The last scheme is the result of a lapse in a company’s internal controls: an employee fails to turn in an approved expense report or a credit card statement, but the company still pays for all of the business and non-business purchases made. In order for this to happen, the fraudster would have to be in charge of paying the company’s credit card bill and inputting the expenses into the company’s accounting system. These two accounting duties should be segregated between two different people in order to prevent this scheme from happening. Furthermore, the person reviewing and approving expense reports should not be the same person who has access to the company’s accounting system. Like the previous scheme, this scheme may fester for a while before it is uncovered and is often not discovered until the fraudster is out of the office for an extended period or is terminated for some other reason.

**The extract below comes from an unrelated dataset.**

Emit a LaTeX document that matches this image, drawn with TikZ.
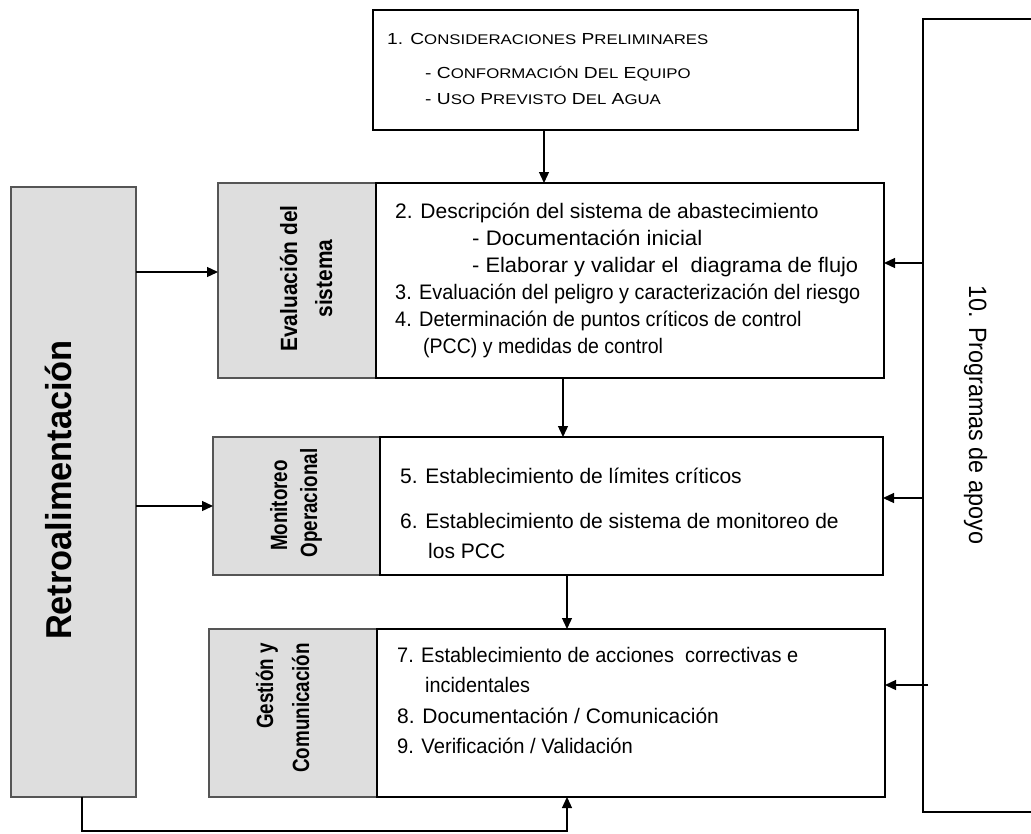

Strong internal controls surrounding expense reporting and reimbursement is paramount in preventing expense reporting fraud. An employee can easily commit any of the above schemes when a company has weak or non-existent controls. This can cost the company thousands of dollars or more over time. Every single person in the organization, from staff to upper-management, should have their expense reports and credit card statements very carefully reviewed and approved prior to reimbursement or payment.